棟方志功の「二菩薩釈迦十大弟子」:展覧会『砂川七郎コレクション展』を観て①
私は、千葉県柏市は住みやすい、とても良い街だと思っています。ただ一つの不満は、人口約43万人の中核市である柏市なのに、市立の美術館や博物館がないことです。
さて、柏市で生まれ育った実業家の収集品を紹介する展覧会「砂川七郎コレクション展」が8日まで、柏高島屋で催されています。目玉は、世界的な版画家、棟方志功の「二菩薩釈迦十大弟子」と人間国宝だった芹沢銈介の漆による唯一の作品「釈迦十大弟子尊像」です。「えっ、柏で見られるの? しかも無料」。私は嬉しくていそいそと出かけました。
今日の切り絵は、その展覧会で観た、棟方志功の『二菩薩釈迦十大弟子・阿那陀の柵(にぼさつしゃかじゅうだいでし・あなんだのさく)』も模倣です。ただ真似をするだけでは、面白くないので、色を付けてみました。今日は棟方志功のこの作品について書きます。
彼はこの代表作「二菩薩釈迦十大弟子」の制作中、「私が彫っているのではありません。仏様の手足になって、ただ転げ回っているのです」と言いました、10体の大作を下絵なしで一気に掘り進め、僅か1週間で仕上げたそうです。
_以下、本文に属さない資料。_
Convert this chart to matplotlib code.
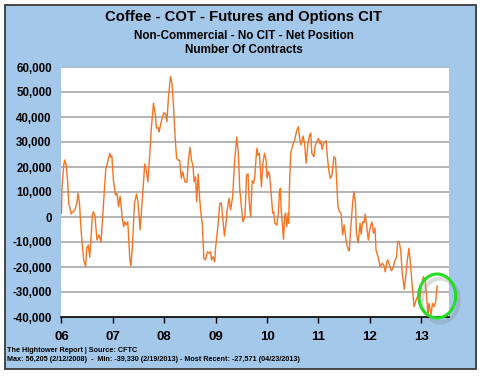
import matplotlib
matplotlib.use("Agg")
import matplotlib.pyplot as plt
from matplotlib.patches import Ellipse, Rectangle
import numpy as np

# weekly net position (decimal year, contracts in thousands)
dates = [
    2006.00, 2006.01, 2006.04, 2006.06, 2006.09, 2006.12, 2006.14, 2006.19,
    2006.22, 2006.25, 2006.27, 2006.30, 2006.32, 2006.35, 2006.38, 2006.43,
    2006.47, 2006.49, 2006.52, 2006.55, 2006.58, 2006.60, 2006.62, 2006.65,
    2006.69, 2006.73, 2006.77, 2006.81, 2006.86, 2006.90, 2006.94, 2006.96,
    2006.98, 2007.01, 2007.05, 2007.08, 2007.11, 2007.14, 2007.18, 2007.21,
    2007.23, 2007.26, 2007.29, 2007.33, 2007.35, 2007.38, 2007.42, 2007.46,
    2007.49, 2007.53, 2007.57, 2007.62, 2007.65, 2007.68, 2007.72, 2007.75,
    2007.79, 2007.82, 2007.85, 2007.89, 2007.90, 2007.94, 2007.99, 2008.03,
    2008.05, 2008.08, 2008.12, 2008.15, 2008.18, 2008.21, 2008.24, 2008.27,
    2008.30, 2008.33, 2008.36, 2008.40, 2008.44, 2008.47, 2008.50, 2008.53,
    2008.56, 2008.58, 2008.61, 2008.63, 2008.66, 2008.69, 2008.72, 2008.74,
    2008.77, 2008.80, 2008.84, 2008.87, 2008.90, 2008.92, 2008.95, 2008.98,
    2009.00, 2009.04, 2009.08, 2009.11, 2009.14, 2009.17, 2009.20, 2009.22,
    2009.26, 2009.29, 2009.33, 2009.37, 2009.41, 2009.44, 2009.47, 2009.50,
    2009.53, 2009.57, 2009.60, 2009.63, 2009.65, 2009.68, 2009.71, 2009.74,
    2009.76, 2009.80, 2009.82, 2009.85, 2009.87, 2009.89, 2009.92, 2009.95,
    2009.98, 2010.00, 2010.03, 2010.05, 2010.09, 2010.11, 2010.13, 2010.15,
    2010.19, 2010.22, 2010.24, 2010.26, 2010.27, 2010.30, 2010.32, 2010.34,
    2010.36, 2010.38, 2010.41, 2010.42, 2010.44, 2010.46, 2010.50, 2010.54,
    2010.58, 2010.61, 2010.63, 2010.66, 2010.70, 2010.73, 2010.76, 2010.80,
    2010.83, 2010.85, 2010.87, 2010.91, 2010.94, 2010.97, 2011.00, 2011.03,
    2011.05, 2011.07, 2011.10, 2011.15, 2011.17, 2011.20, 2011.23, 2011.26,
    2011.30, 2011.33, 2011.35, 2011.38, 2011.41, 2011.44, 2011.47, 2011.50,
    2011.54, 2011.58, 2011.60, 2011.63, 2011.67, 2011.69, 2011.72, 2011.74,
    2011.77, 2011.81, 2011.83, 2011.86, 2011.89, 2011.91, 2011.94, 2011.97,
    2011.99, 2012.02, 2012.04, 2012.07, 2012.10, 2012.12, 2012.16, 2012.20,
    2012.24, 2012.27, 2012.30, 2012.33, 2012.35, 2012.39, 2012.42, 2012.45,
    2012.48, 2012.52, 2012.54, 2012.57, 2012.60, 2012.63, 2012.67, 2012.69,
    2012.73, 2012.76, 2012.79, 2012.82, 2012.86, 2012.90, 2012.94, 2012.97,
    2013.00, 2013.04, 2013.07, 2013.10, 2013.13, 2013.15, 2013.19, 2013.22,
    2013.25, 2013.28, 2013.31,
]
net_k = [
    1.5, 12.0, 20.0, 22.8, 21.0, 14.0, 5.6, 1.2,
    2.1, 2.5, 3.5, 5.6, 9.5, 5.6, -5.2, -17.0,
    -19.9, -12.5, -11.2, -16.1, -6.5, 0.8, 2.1, 0.4,
    -9.2, -7.2, -9.9, 2.8, 18.8, 22.1, 25.5, 23.9,
    24.4, 14.8, 8.8, 9.5, 4.1, 8.4, 0.1, -3.9,
    -1.9, -3.2, -1.9, -17.2, -19.6, -11.9, 5.5, 9.2,
    5.6, -5.2, 6.8, 21.2, 18.8, 14.1, 25.5, 36.1,
    45.5, 41.5, 35.5, 35.7, 34.1, 38.1, 41.7, 41.0,
    38.1, 47.5, 56.2, 53.5, 44.1, 32.1, 23.5, 22.7,
    22.7, 15.5, 18.1, 14.1, 13.9, 22.8, 27.9, 22.8,
    20.1, 14.1, 16.1, 6.1, 17.2, 6.8, 0.1, -2.5,
    -16.5, -17.2, -13.9, -14.5, -13.9, -17.2, -15.9, -17.9,
    -11.9, -4.5, 5.5, 5.6, -1.2, -7.6, -2.5, 2.1,
    7.5, 2.8, 8.1, 22.8, 31.9, 25.5, 10.8, 4.1,
    -1.9, 0.1, 16.8, 17.2, 6.8, 0.1, 14.5, 13.5,
    16.1, 27.5, 24.8, 25.5, 18.8, 12.1, 21.5, 25.5,
    22.8, 15.5, 18.1, 16.8, 6.8, 1.5, 2.0, -2.5,
    -3.2, 1.5, 10.1, 11.5, 4.1, -3.9, -8.9, 0.1,
    1.5, -3.9, 1.5, -2.5, 14.8, 25.5, 28.8, 31.1,
    34.8, 36.1, 32.1, 28.8, 32.4, 29.2, 21.5, 30.1,
    32.8, 33.5, 25.5, 24.1, 28.8, 30.1, 31.5, 29.2,
    30.5, 27.0, 29.5, 30.5, 24.8, 18.8, 15.5, 16.5,
    24.1, 23.5, 16.1, 4.1, 2.1, 1.5, -7.2, -3.2,
    -9.9, -13.2, -13.5, -3.9, 6.8, 10.1, 5.5, -6.5,
    -10.3, -2.5, -6.9, -1.9, -2.2, 1.2, -3.9, -9.2,
    -5.9, -3.2, -1.9, -6.5, -4.5, -13.2, -15.9, -19.9,
    -18.5, -19.2, -21.9, -17.9, -17.2, -19.9, -21.5, -20.5,
    -17.9, -15.9, -9.9, -9.9, -13.2, -22.5, -28.9, -25.1,
    -17.2, -12.5, -18.5, -26.5, -35.9, -33.2, -31.2, -32.5,
    -27.9, -23.9, -25.0, -30.5, -39.3, -34.5, -39.2, -34.5,
    -35.9, -33.9, -27.6,
]
year_ticks = [2006, 2007, 2008, 2009, 2010, 2011, 2012, 2013]
year_labels = ["06", "07", "08", "09", "10", "11", "12", "13"]
y_ticks = [-40000, -30000, -20000, -10000, 0, 10000, 20000, 30000, 40000, 50000, 60000]

title = "Coffee - COT - Futures and Options CIT"
subtitle1 = "Non-Commercial - No CIT - Net Position"
subtitle2 = "Number Of Contracts"
footer1 = "The Hightower Report | Source: CFTC"
footer2 = ("Max: 56,205 (2/12/2008)  -  Min: -39,330 (2/19/2013) - "
           "Most Recent: -27,571 (04/23/2013)")

plt.rcParams['font.family'] = ['Liberation Sans', 'DejaVu Sans']
plt.rcParams['font.weight'] = 'bold'

W, H = 483, 380
fig = plt.figure(figsize=(W / 100, H / 100), dpi=100)
fig.patch.set_facecolor("white")

# blue panel with dark frame, kept behind the axes
panel = Rectangle((5 / W, 1 - 369 / H), 471 / W, 364 / H, transform=fig.transFigure,
                  facecolor="#a3c8ea", edgecolor="#3a3a3a", linewidth=1.3, zorder=-10)
fig.patches.append(panel)

ax = fig.add_axes([61.5 / W, 1 - 317 / H, (449 - 61.5) / W, (317 - 67) / H])
ax.set_facecolor("white")
ax.set_zorder(1)

values = np.array(net_k) * 1000
ax.plot(dates, values, color="#f47424", linewidth=1.0, zorder=3)

ax.set_xlim(2006.0, 2013.54)
ax.set_ylim(-40000, 60000)
ax.set_yticks(y_ticks)
ax.set_yticklabels([f"{v:,}" for v in y_ticks], fontsize=8.3, fontweight='bold')
ax.set_xticks(year_ticks)
ax.set_xticklabels(year_labels, fontsize=9.5, fontweight='bold')
ax.tick_params(axis='y', length=0, pad=7)
ax.tick_params(axis='x', length=4, width=1, direction='out', pad=6, color="black")

for v in y_ticks[1:]:
    ax.axhline(v, color="#a0a0a0", linewidth=1.1, zorder=1)

for side in ["left", "right", "top"]:
    ax.spines[side].set_visible(False)
ax.spines["bottom"].set_color("black")
ax.spines["bottom"].set_linewidth(1.2)
ax.spines["bottom"].set_zorder(4)

# green ring around the latest readings, with a soft drop shadow
recent = values[-10:]
cx = dates[-1]
cy = (recent.min() + recent.max()) / 2
shadow = Ellipse((cx + 0.06, cy - 1800), 0.72, 17600, facecolor="none",
                 edgecolor="#888888", linewidth=3, alpha=0.3, clip_on=False, zorder=4)
ring = Ellipse((cx, cy), 0.72, 17600, facecolor="none", edgecolor="#22dd22",
               linewidth=2.2, clip_on=False, zorder=5)
ax.add_patch(shadow)
ax.add_patch(ring)

fig.text(0.505, 1 - 17 / H, title, ha="center", va="center", fontsize=10.7, fontweight='bold')
fig.text(0.505, 1 - 36 / H, subtitle1, ha="center", va="center", fontsize=8.4, fontweight='bold')
fig.text(0.505, 1 - 50 / H, subtitle2, ha="center", va="center", fontsize=8.4, fontweight='bold')
fig.text(7 / W, 1 - 350.5 / H, footer1, ha="left", va="center", fontsize=5.2, fontweight='bold')
fig.text(7 / W, 1 - 359.5 / H, footer2, ha="left", va="center", fontsize=5.2, fontweight='bold')

fig.savefig("out.png", dpi=100)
10体とは、目鍵連(もっけんれん)、舎利弗(しゃりほつ)、優婆離(うぱーり)、須菩提(すぼだい)、阿難陀(あなんだ)、羅睺羅(らごうら)、魔訶迦葉(まかかしょう)、阿那律(あなりつ)、富楼那(ふるな)、迦旃延(かせんねん)を指し、その両端に普賢延命菩薩(ふげんぼさつ)と文殊止利菩薩(もんじゅぼさつ)が配されています。
さて切り絵の「阿難陀 (あなんだ)」についてです。この人は、お釈迦様の教えを一番よく聞いたと言われています。ずっとお釈迦様の秘書役だったこの人は、十大弟子中一番のハンサムで、女性たちに人気がありました。いつもお釈迦様のそばで教えを聞いていたのに、なかなか悟れなかったのは、やはり女性問題が多くて、煩悩が消えなかったからとも言われています。
文字の最期に付く、「柵」とは四国の巡礼者が寺々に納めるお札のことも意味しているようです。お寺で願いをこめてお札を納めるように彫った棟方の姿勢が、この文字に要約されています。